The National Churches Trust awarded the church a £5,000 Community Grant in June 2016, helping to fund a project to connect to the water supply and install a sink and serving unit for refreshments. The funding also helped to pay for a new cupboard for hymn books and to house the wheelchair and the portable wheelchair ramp.
A small church with a big history
A church was recorded in Ingoldsby in the Domesday Book, which was probably a wooden building on the same site. The present building dates back to the late Norman period, with columns in the north aisle dating from the twelfth century. The church has a traditional plan of chancel and nave with two side aisles. The south aisle contains rare fragments of medieval stained glass thought to be from a ‘Coronation of the Virgin’ window.
Making an impact
The installation of the servery has made a great improvement to the life of the church. Previously any hot drinks were served using a kettle balanced on top of a storage chest. With no plumbing, there was no way to wash up!
Before the work to add the servery could begin the church needed to wait until they were sure that funding would be in place, finally getting the go-ahead thanks to the National Churches Trust, the Lincolnshire Churches Trust, and a loan from the Diocese of Lincoln.
Now, with the church connected to the water supply, there is a sink, boiler, and drainage, together with preparation surfaces.
Part of the big picture
The installation of the servery facilities is the latest in a series of works to St Bartholomew’s church.
Funded by the Heritage Lottery Fund, previous work included urgent repairs to the south aisle roof and tower masonry. In addition, the woodblock floor was sanded, mended, and polished, hugely improving the look of the interior.
These works also included changes to the layout of the vestry. This meant that the church was able to add a toilet, which today is essential for weddings and funerals, and this is proving useful now that the church is able to hold more events.
Ready to welcome the community
St Bartholomew’s is in a benefice of seven parishes, whose parishioners regularly come to join together for worship.

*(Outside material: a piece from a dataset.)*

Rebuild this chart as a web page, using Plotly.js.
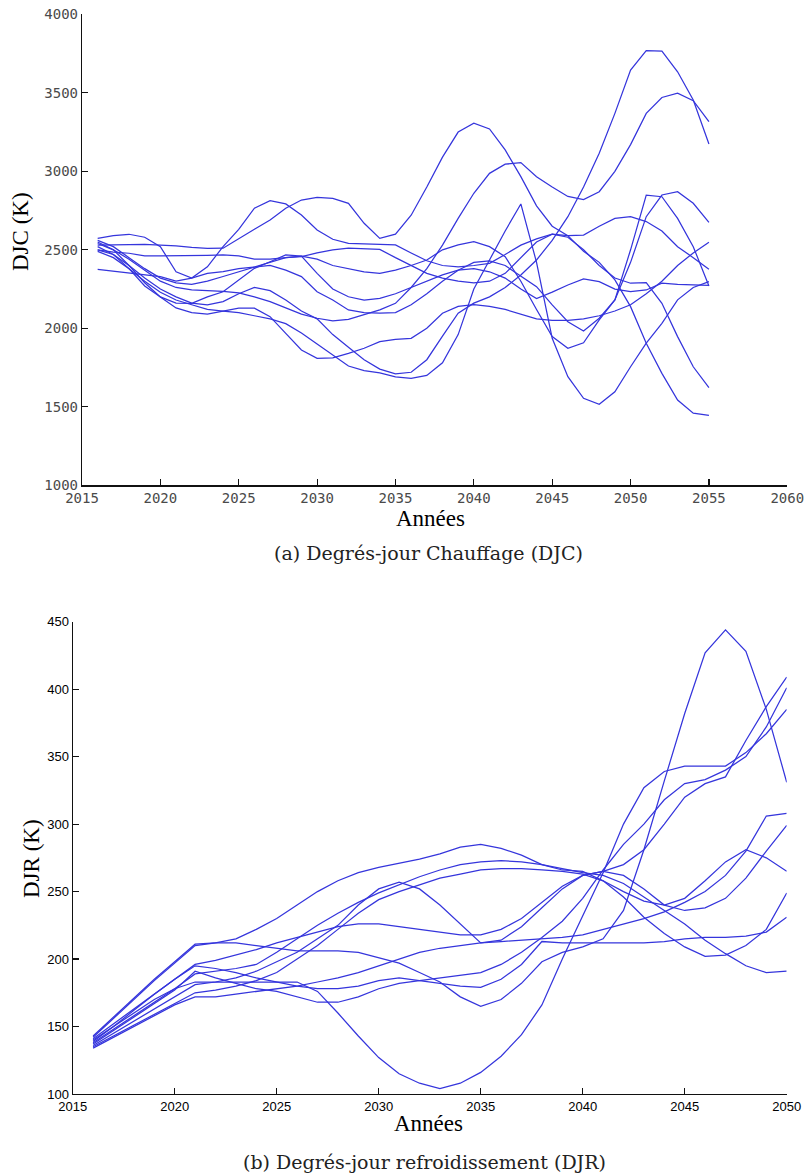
<!DOCTYPE html>
<html><head><meta charset="utf-8">
<script src="https://cdn.plot.ly/plotly-3.0.1.min.js"></script>
<style>html,body{margin:0;padding:0;background:#fff}#chart{width:806px;height:1176px}</style>
</head><body><div id="chart"></div>
<script>
// ---------- (a) DJC ----------
const yearsDJC = [2016,2017,2018,2019,2020,2021,2022,2023,2024,2025,2026,2027,2028,2029,2030,2031,2032,2033,2034,2035,2036,2037,2038,2039,2040,2041,2042,2043,2044,2045,2046,2047,2048,2049,2050,2051,2052,2053,2054,2055];
const djc1 = [2573,2590,2599,2580,2520,2360,2320,2392,2520,2630,2765,2813,2792,2722,2626,2567,2541,2537,2535,2531,2480,2430,2400,2392,2400,2414,2470,2530,2570,2600,2590,2594,2650,2700,2711,2680,2620,2520,2450,2376];
const djc2 = [2530,2533,2535,2535,2530,2525,2515,2509,2510,2573,2631,2690,2765,2817,2834,2828,2796,2669,2573,2600,2720,2900,3090,3250,3306,3270,3136,2966,2780,2650,2590,2490,2420,2308,2138,1905,1713,1543,1459,1446];
const djc3 = [2540,2500,2440,2370,2300,2260,2245,2240,2235,2225,2200,2170,2130,2090,2064,2048,2057,2085,2117,2159,2260,2380,2530,2700,2860,2987,3045,3055,2965,2900,2840,2820,2870,3000,3170,3369,3470,3497,3450,3316];
const djc4 = [2500,2470,2400,2320,2250,2200,2160,2150,2170,2220,2260,2240,2180,2110,2060,1960,1880,1800,1740,1710,1720,1800,1950,2096,2160,2200,2260,2340,2435,2560,2711,2900,3115,3369,3645,3768,3766,3634,3454,3174];
const djc5 = [2490,2450,2380,2300,2230,2180,2150,2120,2110,2100,2080,2060,2030,1970,1900,1830,1760,1730,1716,1690,1681,1700,1780,1960,2250,2435,2620,2792,2420,1936,1692,1554,1516,1596,1755,1905,2032,2181,2260,2297];
const djc6 = [2560,2520,2450,2380,2320,2290,2280,2300,2330,2360,2390,2420,2450,2460,2440,2400,2380,2360,2350,2370,2400,2435,2500,2531,2552,2520,2456,2300,2120,1947,1873,1908,2053,2181,2420,2711,2849,2870,2796,2675];
const djc7 = [2550,2500,2400,2290,2200,2130,2100,2090,2110,2128,2128,2074,1968,1862,1809,1812,1840,1873,1915,1930,1936,2000,2096,2140,2150,2140,2120,2090,2060,2050,2050,2060,2080,2110,2150,2220,2300,2400,2480,2548];
const djc8 = [2376,2365,2350,2340,2329,2300,2320,2350,2361,2380,2392,2400,2370,2329,2233,2180,2117,2100,2096,2100,2150,2220,2300,2370,2420,2430,2400,2330,2265,2149,2042,1983,2064,2181,2500,2848,2838,2700,2520,2269];
const djc9 = [2499,2485,2478,2461,2461,2461,2462,2465,2467,2461,2440,2440,2450,2456,2480,2499,2510,2505,2503,2450,2400,2350,2320,2300,2290,2300,2350,2450,2550,2600,2580,2500,2400,2320,2287,2291,2159,1947,1755,1622];
const djc10 = [2520,2470,2380,2270,2200,2160,2159,2200,2233,2308,2382,2424,2467,2460,2350,2250,2201,2180,2190,2220,2260,2300,2340,2370,2380,2360,2320,2250,2190,2230,2276,2314,2297,2250,2233,2244,2287,2280,2276,2274];
const djcTickYears = [2015,2020,2025,2030,2035,2040,2045,2050,2055,2060];
const djcTickValues = [1000,1500,2000,2500,3000,3500,4000];

// ---------- (b) DJR ----------
const yearsDJR = [2016,2017,2018,2019,2020,2021,2022,2023,2024,2025,2026,2027,2028,2029,2030,2031,2032,2033,2034,2035,2036,2037,2038,2039,2040,2041,2042,2043,2044,2045,2046,2047,2048,2049,2050];
const djr1 = [140,150,160,170,178,183,183,183,183,183,183,176,160,143,127,115,108,104,108,116,128,144,166,200,232,264,300,327,339,343,343,343,353,367,385];
const djr2 = [143,157,171,185,198,211,212,212,210,208,206,206,206,205,201,197,190,183,172,165,170,182,198,205,209,215,236,281,332,382,427,444,428,385,331];
const djr3 = [142,156,170,184,197,210,212,215,222,230,240,250,258,264,268,271,274,278,283,285,282,277,270,266,265,258,246,231,219,209,202,203,210,222,249];
const djr4 = [139,150,162,174,185,195,193,190,186,183,180,178,178,180,184,186,184,182,180,179,185,196,213,212,212,212,212,212,213,215,216,216,217,220,231];
const djr5 = [138,148,158,168,178,189,191,193,196,205,215,225,234,242,249,255,261,266,270,272,273,272,270,267,264,262,256,246,236,226,214,204,195,190,191];
const djr6 = [136,145,154,163,172,181,183,186,191,198,205,215,225,240,252,257,252,240,226,212,214,224,238,252,262,265,262,252,240,236,238,245,260,280,299];
const djr7 = [135,143,151,159,167,175,177,180,184,190,200,210,222,234,244,250,255,260,263,266,267,267,266,265,263,258,250,243,240,245,258,272,281,275,265];
const djr8 = [137,147,157,167,177,191,186,182,178,176,172,168,168,172,178,182,184,186,188,190,196,205,216,228,245,266,285,300,318,330,333,340,350,372,401];
const djr9 = [141,152,163,174,185,196,199,203,207,212,216,220,224,226,226,224,222,220,218,218,222,230,242,254,262,265,270,281,300,320,330,335,362,387,409];
const djr10 = [134,142,150,158,166,172,172,174,176,178,180,183,186,190,195,200,205,208,210,212,213,214,215,216,218,222,226,230,235,242,250,262,280,306,308];
const djrTickYears = [2015,2020,2025,2030,2035,2040,2045,2050];
const djrTickValues = [100,150,200,250,300,350,400,450];

const W = 806, H = 1176;
const lineStyle = {color: '#3535dc', width: 1.25};
const djcSeries = [djc1,djc2,djc3,djc4,djc5,djc6,djc7,djc8,djc9,djc10];
const djrSeries = [djr1,djr2,djr3,djr4,djr5,djr6,djr7,djr8,djr9,djr10];
const traces = [];
djcSeries.forEach(s => traces.push({x: yearsDJC, y: s, xaxis: 'x', yaxis: 'y', mode: 'lines', line: lineStyle, hoverinfo: 'skip'}));
djrSeries.forEach(s => traces.push({x: yearsDJR, y: s, xaxis: 'x2', yaxis: 'y2', mode: 'lines', line: lineStyle, hoverinfo: 'skip'}));

const px = v => v / W, py = v => 1 - v / H;
const axBase = {showline: true, linecolor: '#111', linewidth: 1.2, ticks: 'inside', ticklen: 6, tickwidth: 1.2, tickcolor: '#111', showgrid: false, zeroline: false, mirror: false, fixedrange: true};
const monoFont = {family: 'DejaVu Sans Mono, monospace', size: 14, color: '#4a4a4a'};
const sansFont = {family: 'Liberation Sans, Arial, sans-serif', size: 13, color: '#000'};

const layout = {
  width: W, height: H, margin: {l: 0, r: 0, t: 0, b: 0},
  paper_bgcolor: '#fff', plot_bgcolor: '#fff', showlegend: false,
  xaxis: Object.assign({}, axBase, {domain: [px(82), px(787.3)], range: [2015, 2060], tickmode: 'array', tickvals: djcTickYears, ticktext: djcTickYears.map(String), tickfont: monoFont, anchor: 'y'}),
  yaxis: Object.assign({}, axBase, {domain: [py(485.3), py(14.3)], range: [1000, 4000], tickmode: 'array', tickvals: djcTickValues, ticktext: djcTickValues.map(String), tickfont: monoFont, anchor: 'x'}),
  xaxis2: Object.assign({}, axBase, {domain: [px(72.7), px(786.7)], range: [2015, 2050], tickmode: 'array', tickvals: djrTickYears, ticktext: djrTickYears.map(String), tickfont: sansFont, anchor: 'y2'}),
  yaxis2: Object.assign({}, axBase, {domain: [py(1094), py(621.7)], range: [100, 450], tickmode: 'array', tickvals: djrTickValues, ticktext: djrTickValues.map(String), tickfont: sansFont, anchor: 'x2'}),
  annotations: [
    {text: 'Années', xref: 'paper', yref: 'paper', x: px(430), y: py(518), showarrow: false, xanchor: 'center', yanchor: 'middle', font: {family: 'Liberation Serif, Times New Roman, serif', size: 23, color: '#000'}},
    {text: 'DJC (K)', xref: 'paper', yref: 'paper', x: px(20), y: py(232), showarrow: false, textangle: -90, xanchor: 'center', yanchor: 'middle', font: {family: 'Liberation Serif, Times New Roman, serif', size: 23, color: '#000'}},
    {text: '(a) Degrés-jour Chauffage (DJC)', xref: 'paper', yref: 'paper', x: px(428), y: py(553), showarrow: false, xanchor: 'center', yanchor: 'middle', font: {family: 'DejaVu Serif, serif', size: 19, color: '#222'}},
    {text: 'Années', xref: 'paper', yref: 'paper', x: px(428), y: py(1123), showarrow: false, xanchor: 'center', yanchor: 'middle', font: {family: 'Liberation Serif, Times New Roman, serif', size: 23, color: '#000'}},
    {text: 'DJR (K)', xref: 'paper', yref: 'paper', x: px(31), y: py(859), showarrow: false, textangle: -90, xanchor: 'center', yanchor: 'middle', font: {family: 'Liberation Serif, Times New Roman, serif', size: 23, color: '#000'}},
    {text: '(b) Degrés-jour refroidissement (DJR)', xref: 'paper', yref: 'paper', x: px(424), y: py(1162), showarrow: false, xanchor: 'center', yanchor: 'middle', font: {family: 'DejaVu Serif, serif', size: 19, color: '#222'}}
  ]
};
Plotly.newPlot('chart', traces, layout, {staticPlot: true, displayModeBar: false});
</script>
</body></html>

The new facilities, combined with the flexible space, new toilets, and the structural repairs, mean that St Bartholomew’s is now in excellent condition and restored to its position at the heart of the local community.
The church council hopes that opening up St Bartholomew’s as an active centre for community life will increase interest in the village’s heritage, and give people the chance to form community roots and a sense of local identity.
Already, events are being planned for 2017. These include an art exhibition by local artists and children; a concert from ‘Music in Quiet Places’; a harvest meal near to St Bartholomew’s Day; refreshments after Sunday services; plans for an annual Gala; open weekends for visitors in the summer; and refreshments for the annual Ride+Stride day in September.
Daniel Welbourne, churchwarden, said:
“The installation of the servery and cupboard went exceedingly well and without trouble.”
“It was possible to add them to a well-planned contract for repairs and improvements to the church, due to the generous funding from the National Churches Trust and the Lincolnshire Churches trust, to whom we in the church council are extremely grateful.”
“Our plans for the future use of the servery are developing fast, since members of the PCC now realise how flexible for many events the church has now become.”